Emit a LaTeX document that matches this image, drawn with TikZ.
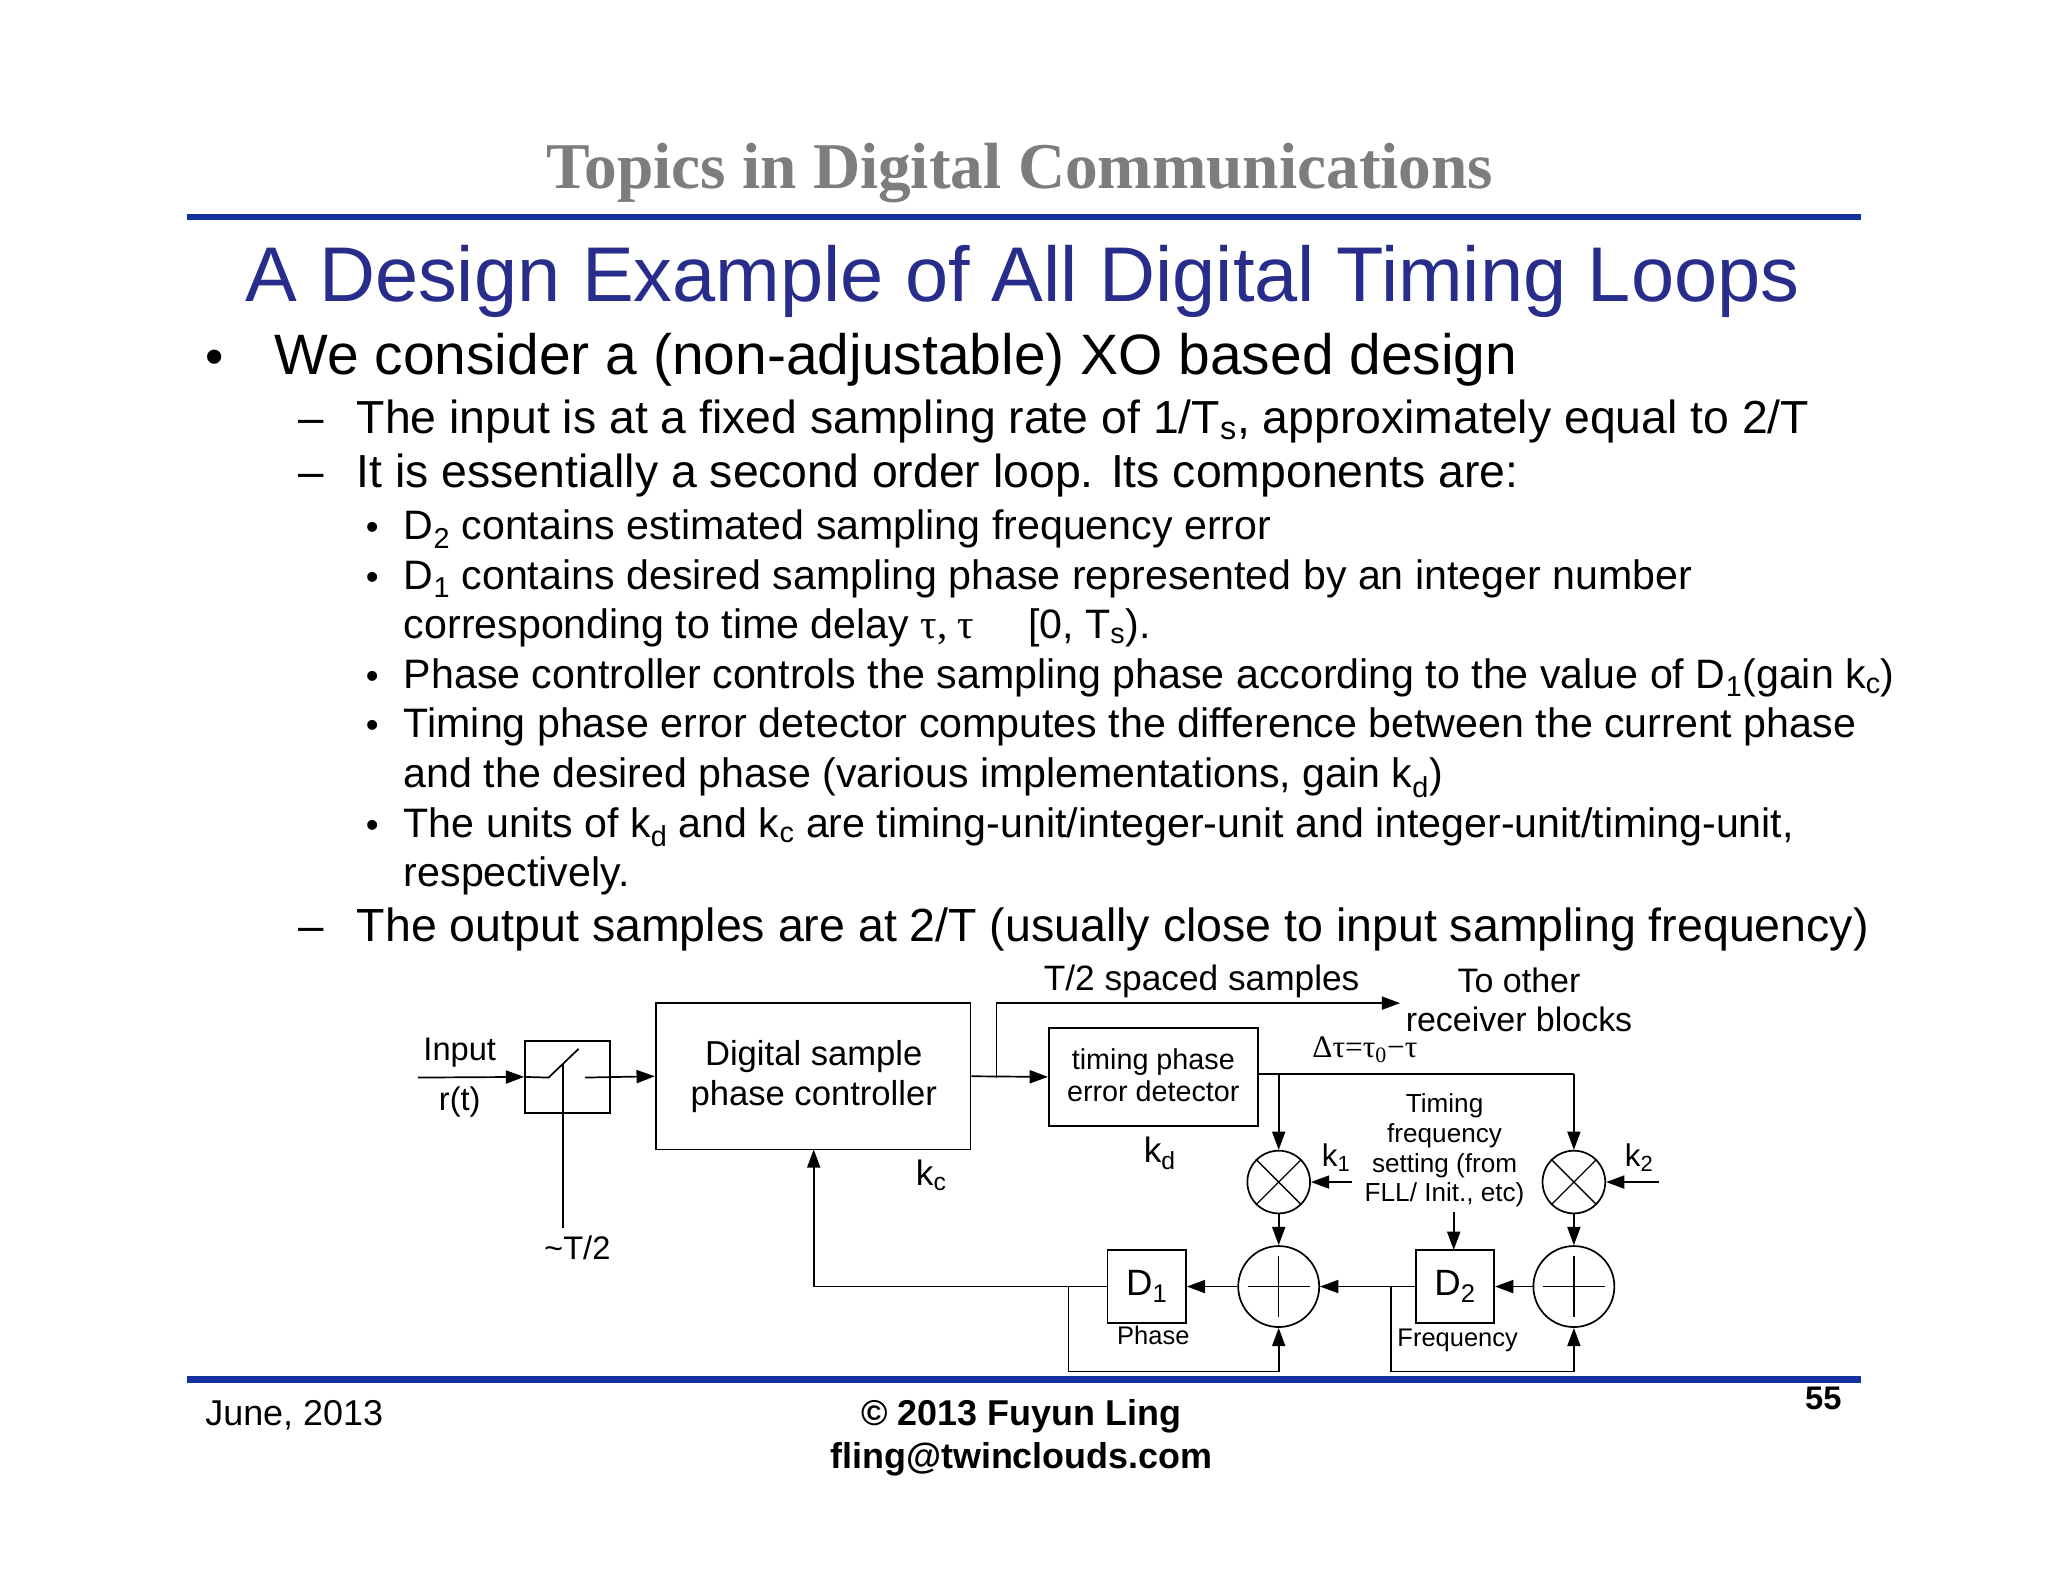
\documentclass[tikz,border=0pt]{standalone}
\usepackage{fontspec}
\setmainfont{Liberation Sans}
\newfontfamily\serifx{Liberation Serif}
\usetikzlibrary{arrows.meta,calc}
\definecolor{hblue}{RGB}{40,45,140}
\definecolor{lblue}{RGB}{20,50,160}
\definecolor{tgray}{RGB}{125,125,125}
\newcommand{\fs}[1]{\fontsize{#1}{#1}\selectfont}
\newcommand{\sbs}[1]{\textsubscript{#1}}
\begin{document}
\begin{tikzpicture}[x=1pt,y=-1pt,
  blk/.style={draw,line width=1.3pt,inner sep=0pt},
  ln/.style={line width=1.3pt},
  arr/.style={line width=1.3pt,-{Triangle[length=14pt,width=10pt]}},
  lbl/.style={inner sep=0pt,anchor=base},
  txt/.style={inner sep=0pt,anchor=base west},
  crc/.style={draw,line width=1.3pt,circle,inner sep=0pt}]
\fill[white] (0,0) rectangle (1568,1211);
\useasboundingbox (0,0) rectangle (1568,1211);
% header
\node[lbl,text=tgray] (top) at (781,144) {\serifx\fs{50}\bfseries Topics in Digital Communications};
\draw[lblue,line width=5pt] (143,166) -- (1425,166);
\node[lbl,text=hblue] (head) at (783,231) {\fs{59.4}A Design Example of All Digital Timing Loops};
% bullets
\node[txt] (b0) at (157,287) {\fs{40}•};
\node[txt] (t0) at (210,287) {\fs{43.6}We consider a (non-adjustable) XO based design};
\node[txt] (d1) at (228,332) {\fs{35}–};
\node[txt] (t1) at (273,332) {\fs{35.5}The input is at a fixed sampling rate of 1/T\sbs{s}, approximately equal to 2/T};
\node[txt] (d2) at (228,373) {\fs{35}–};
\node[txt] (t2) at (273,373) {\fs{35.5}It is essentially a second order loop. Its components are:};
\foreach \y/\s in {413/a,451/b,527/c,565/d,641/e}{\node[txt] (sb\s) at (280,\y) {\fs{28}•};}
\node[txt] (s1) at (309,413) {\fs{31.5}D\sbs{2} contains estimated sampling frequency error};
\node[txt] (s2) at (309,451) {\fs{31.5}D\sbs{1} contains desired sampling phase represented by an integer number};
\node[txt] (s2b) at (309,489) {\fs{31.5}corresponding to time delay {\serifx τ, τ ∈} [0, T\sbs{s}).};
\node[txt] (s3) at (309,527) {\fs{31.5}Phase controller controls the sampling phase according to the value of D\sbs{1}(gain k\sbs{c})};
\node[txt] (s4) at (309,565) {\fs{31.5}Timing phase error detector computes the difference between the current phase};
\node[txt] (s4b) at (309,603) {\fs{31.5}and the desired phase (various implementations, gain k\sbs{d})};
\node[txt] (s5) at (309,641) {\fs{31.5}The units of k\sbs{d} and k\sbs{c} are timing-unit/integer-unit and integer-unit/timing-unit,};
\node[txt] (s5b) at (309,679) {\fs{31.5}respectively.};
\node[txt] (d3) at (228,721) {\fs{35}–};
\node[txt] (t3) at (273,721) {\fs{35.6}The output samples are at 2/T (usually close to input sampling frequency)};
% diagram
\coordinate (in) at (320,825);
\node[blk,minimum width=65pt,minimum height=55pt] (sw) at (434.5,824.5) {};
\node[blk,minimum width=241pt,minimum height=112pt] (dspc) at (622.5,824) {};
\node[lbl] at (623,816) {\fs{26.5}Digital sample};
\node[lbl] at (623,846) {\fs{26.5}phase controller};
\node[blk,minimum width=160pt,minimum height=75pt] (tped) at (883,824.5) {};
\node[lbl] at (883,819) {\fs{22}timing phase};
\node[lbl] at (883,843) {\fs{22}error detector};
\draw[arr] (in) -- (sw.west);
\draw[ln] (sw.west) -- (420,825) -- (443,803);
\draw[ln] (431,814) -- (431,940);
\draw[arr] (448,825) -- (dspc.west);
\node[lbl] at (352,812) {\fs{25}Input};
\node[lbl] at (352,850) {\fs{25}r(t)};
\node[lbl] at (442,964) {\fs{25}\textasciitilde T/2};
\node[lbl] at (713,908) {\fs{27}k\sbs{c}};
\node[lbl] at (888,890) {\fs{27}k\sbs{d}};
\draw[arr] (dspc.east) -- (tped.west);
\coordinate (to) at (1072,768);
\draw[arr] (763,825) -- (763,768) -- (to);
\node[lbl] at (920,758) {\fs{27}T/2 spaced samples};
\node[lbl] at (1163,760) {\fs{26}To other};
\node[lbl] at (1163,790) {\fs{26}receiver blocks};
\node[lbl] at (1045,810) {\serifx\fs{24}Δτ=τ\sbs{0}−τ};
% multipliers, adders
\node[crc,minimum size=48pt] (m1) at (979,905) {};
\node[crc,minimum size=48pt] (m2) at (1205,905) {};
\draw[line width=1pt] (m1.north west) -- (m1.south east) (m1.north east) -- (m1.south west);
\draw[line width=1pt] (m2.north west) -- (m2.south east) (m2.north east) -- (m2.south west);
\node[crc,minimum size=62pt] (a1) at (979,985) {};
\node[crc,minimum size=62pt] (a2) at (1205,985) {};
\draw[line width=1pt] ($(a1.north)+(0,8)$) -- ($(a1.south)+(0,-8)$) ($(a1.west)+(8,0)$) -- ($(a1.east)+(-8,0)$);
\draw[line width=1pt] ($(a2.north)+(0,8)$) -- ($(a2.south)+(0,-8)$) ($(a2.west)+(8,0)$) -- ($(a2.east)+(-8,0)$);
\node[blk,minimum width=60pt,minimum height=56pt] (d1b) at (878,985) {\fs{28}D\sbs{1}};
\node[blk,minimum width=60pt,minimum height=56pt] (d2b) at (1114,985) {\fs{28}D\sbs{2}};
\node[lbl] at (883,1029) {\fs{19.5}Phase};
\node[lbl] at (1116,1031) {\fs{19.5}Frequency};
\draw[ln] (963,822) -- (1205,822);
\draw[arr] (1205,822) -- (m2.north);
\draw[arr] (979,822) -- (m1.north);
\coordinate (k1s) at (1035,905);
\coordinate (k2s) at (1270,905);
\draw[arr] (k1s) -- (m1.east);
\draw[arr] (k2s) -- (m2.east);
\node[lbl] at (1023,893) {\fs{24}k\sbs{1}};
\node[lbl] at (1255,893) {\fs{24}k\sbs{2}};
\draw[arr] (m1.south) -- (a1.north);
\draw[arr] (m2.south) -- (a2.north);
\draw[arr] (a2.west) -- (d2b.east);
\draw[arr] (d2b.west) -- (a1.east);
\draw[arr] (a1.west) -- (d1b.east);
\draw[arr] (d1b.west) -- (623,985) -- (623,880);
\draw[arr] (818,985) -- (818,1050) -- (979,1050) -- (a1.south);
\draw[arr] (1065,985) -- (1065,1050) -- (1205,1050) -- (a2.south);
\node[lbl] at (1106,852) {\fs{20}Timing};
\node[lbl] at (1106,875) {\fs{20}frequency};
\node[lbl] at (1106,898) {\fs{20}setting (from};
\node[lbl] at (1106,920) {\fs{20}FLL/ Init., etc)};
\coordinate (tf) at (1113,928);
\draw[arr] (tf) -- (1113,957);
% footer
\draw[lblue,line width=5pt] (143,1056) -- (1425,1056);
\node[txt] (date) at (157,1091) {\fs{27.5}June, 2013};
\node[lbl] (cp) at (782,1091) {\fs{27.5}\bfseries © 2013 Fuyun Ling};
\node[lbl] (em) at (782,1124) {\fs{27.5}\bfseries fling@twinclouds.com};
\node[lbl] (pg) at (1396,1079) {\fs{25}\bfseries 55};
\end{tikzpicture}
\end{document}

________________________________________

**OBJECTIVE:**
Repeat all the data as it stands, dropping any images it holds.

**EXPECTED OUTPUT:**
Emit a LaTeX document that matches this image, drawn with TikZ.
\documentclass[tikz,border=0pt]{standalone}
\usepackage{fontspec}
\setmainfont{Liberation Sans}
\newfontfamily\serifx{Liberation Serif}
\usetikzlibrary{arrows.meta,calc}
\definecolor{hblue}{RGB}{40,45,140}
\definecolor{lblue}{RGB}{20,50,160}
\definecolor{tgray}{RGB}{125,125,125}
\newcommand{\fs}[1]{\fontsize{#1}{#1}\selectfont}
\newcommand{\sbs}[1]{\textsubscript{#1}}
\begin{document}
\begin{tikzpicture}[x=1pt,y=-1pt,
  blk/.style={draw,line width=1.3pt,inner sep=0pt},
  ln/.style={line width=1.3pt},
  arr/.style={line width=1.3pt,-{Triangle[length=14pt,width=10pt]}},
  lbl/.style={inner sep=0pt,anchor=base},
  txt/.style={inner sep=0pt,anchor=base west},
  crc/.style={draw,line width=1.3pt,circle,inner sep=0pt}]
\fill[white] (0,0) rectangle (1568,1211);
\useasboundingbox (0,0) rectangle (1568,1211);
% header
\node[lbl,text=tgray] (top) at (781,144) {\serifx\fs{50}\bfseries Topics in Digital Communications};
\draw[lblue,line width=5pt] (143,166) -- (1425,166);
\node[lbl,text=hblue] (head) at (783,231) {\fs{59.4}A Design Example of All Digital Timing Loops};
% bullets
\node[txt] (b0) at (157,287) {\fs{40}•};
\node[txt] (t0) at (210,287) {\fs{43.6}We consider a (non-adjustable) XO based design};
\node[txt] (d1) at (228,332) {\fs{35}–};
\node[txt] (t1) at (273,332) {\fs{35.5}The input is at a fixed sampling rate of 1/T\sbs{s}, approximately equal to 2/T};
\node[txt] (d2) at (228,373) {\fs{35}–};
\node[txt] (t2) at (273,373) {\fs{35.5}It is essentially a second order loop. Its components are:};
\foreach \y/\s in {413/a,451/b,527/c,565/d,641/e}{\node[txt] (sb\s) at (280,\y) {\fs{28}•};}
\node[txt] (s1) at (309,413) {\fs{31.5}D\sbs{2} contains estimated sampling frequency error};
\node[txt] (s2) at (309,451) {\fs{31.5}D\sbs{1} contains desired sampling phase represented by an integer number};
\node[txt] (s2b) at (309,489) {\fs{31.5}corresponding to time delay {\serifx τ, τ ∈} [0, T\sbs{s}).};
\node[txt] (s3) at (309,527) {\fs{31.5}Phase controller controls the sampling phase according to the value of D\sbs{1}(gain k\sbs{c})};
\node[txt] (s4) at (309,565) {\fs{31.5}Timing phase error detector computes the difference between the current phase};
\node[txt] (s4b) at (309,603) {\fs{31.5}and the desired phase (various implementations, gain k\sbs{d})};
\node[txt] (s5) at (309,641) {\fs{31.5}The units of k\sbs{d} and k\sbs{c} are timing-unit/integer-unit and integer-unit/timing-unit,};
\node[txt] (s5b) at (309,679) {\fs{31.5}respectively.};
\node[txt] (d3) at (228,721) {\fs{35}–};
\node[txt] (t3) at (273,721) {\fs{35.6}The output samples are at 2/T (usually close to input sampling frequency)};
% diagram
\coordinate (in) at (320,825);
\node[blk,minimum width=65pt,minimum height=55pt] (sw) at (434.5,824.5) {};
\node[blk,minimum width=241pt,minimum height=112pt] (dspc) at (622.5,824) {};
\node[lbl] at (623,816) {\fs{26.5}Digital sample};
\node[lbl] at (623,846) {\fs{26.5}phase controller};
\node[blk,minimum width=160pt,minimum height=75pt] (tped) at (883,824.5) {};
\node[lbl] at (883,819) {\fs{22}timing phase};
\node[lbl] at (883,843) {\fs{22}error detector};
\draw[arr] (in) -- (sw.west);
\draw[ln] (sw.west) -- (420,825) -- (443,803);
\draw[ln] (431,814) -- (431,940);
\draw[arr] (448,825) -- (dspc.west);
\node[lbl] at (352,812) {\fs{25}Input};
\node[lbl] at (352,850) {\fs{25}r(t)};
\node[lbl] at (442,964) {\fs{25}\textasciitilde T/2};
\node[lbl] at (713,908) {\fs{27}k\sbs{c}};
\node[lbl] at (888,890) {\fs{27}k\sbs{d}};
\draw[arr] (dspc.east) -- (tped.west);
\coordinate (to) at (1072,768);
\draw[arr] (763,825) -- (763,768) -- (to);
\node[lbl] at (920,758) {\fs{27}T/2 spaced samples};
\node[lbl] at (1163,760) {\fs{26}To other};
\node[lbl] at (1163,790) {\fs{26}receiver blocks};
\node[lbl] at (1045,810) {\serifx\fs{24}Δτ=τ\sbs{0}−τ};
% multipliers, adders
\node[crc,minimum size=48pt] (m1) at (979,905) {};
\node[crc,minimum size=48pt] (m2) at (1205,905) {};
\draw[line width=1pt] (m1.north west) -- (m1.south east) (m1.north east) -- (m1.south west);
\draw[line width=1pt] (m2.north west) -- (m2.south east) (m2.north east) -- (m2.south west);
\node[crc,minimum size=62pt] (a1) at (979,985) {};
\node[crc,minimum size=62pt] (a2) at (1205,985) {};
\draw[line width=1pt] ($(a1.north)+(0,8)$) -- ($(a1.south)+(0,-8)$) ($(a1.west)+(8,0)$) -- ($(a1.east)+(-8,0)$);
\draw[line width=1pt] ($(a2.north)+(0,8)$) -- ($(a2.south)+(0,-8)$) ($(a2.west)+(8,0)$) -- ($(a2.east)+(-8,0)$);
\node[blk,minimum width=60pt,minimum height=56pt] (d1b) at (878,985) {\fs{28}D\sbs{1}};
\node[blk,minimum width=60pt,minimum height=56pt] (d2b) at (1114,985) {\fs{28}D\sbs{2}};
\node[lbl] at (883,1029) {\fs{19.5}Phase};
\node[lbl] at (1116,1031) {\fs{19.5}Frequency};
\draw[ln] (963,822) -- (1205,822);
\draw[arr] (1205,822) -- (m2.north);
\draw[arr] (979,822) -- (m1.north);
\coordinate (k1s) at (1035,905);
\coordinate (k2s) at (1270,905);
\draw[arr] (k1s) -- (m1.east);
\draw[arr] (k2s) -- (m2.east);
\node[lbl] at (1023,893) {\fs{24}k\sbs{1}};
\node[lbl] at (1255,893) {\fs{24}k\sbs{2}};
\draw[arr] (m1.south) -- (a1.north);
\draw[arr] (m2.south) -- (a2.north);
\draw[arr] (a2.west) -- (d2b.east);
\draw[arr] (d2b.west) -- (a1.east);
\draw[arr] (a1.west) -- (d1b.east);
\draw[arr] (d1b.west) -- (623,985) -- (623,880);
\draw[arr] (818,985) -- (818,1050) -- (979,1050) -- (a1.south);
\draw[arr] (1065,985) -- (1065,1050) -- (1205,1050) -- (a2.south);
\node[lbl] at (1106,852) {\fs{20}Timing};
\node[lbl] at (1106,875) {\fs{20}frequency};
\node[lbl] at (1106,898) {\fs{20}setting (from};
\node[lbl] at (1106,920) {\fs{20}FLL/ Init., etc)};
\coordinate (tf) at (1113,928);
\draw[arr] (tf) -- (1113,957);
% footer
\draw[lblue,line width=5pt] (143,1056) -- (1425,1056);
\node[txt] (date) at (157,1091) {\fs{27.5}June, 2013};
\node[lbl] (cp) at (782,1091) {\fs{27.5}\bfseries © 2013 Fuyun Ling};
\node[lbl] (em) at (782,1124) {\fs{27.5}\bfseries fling@twinclouds.com};
\node[lbl] (pg) at (1396,1079) {\fs{25}\bfseries 55};
\end{tikzpicture}
\end{document}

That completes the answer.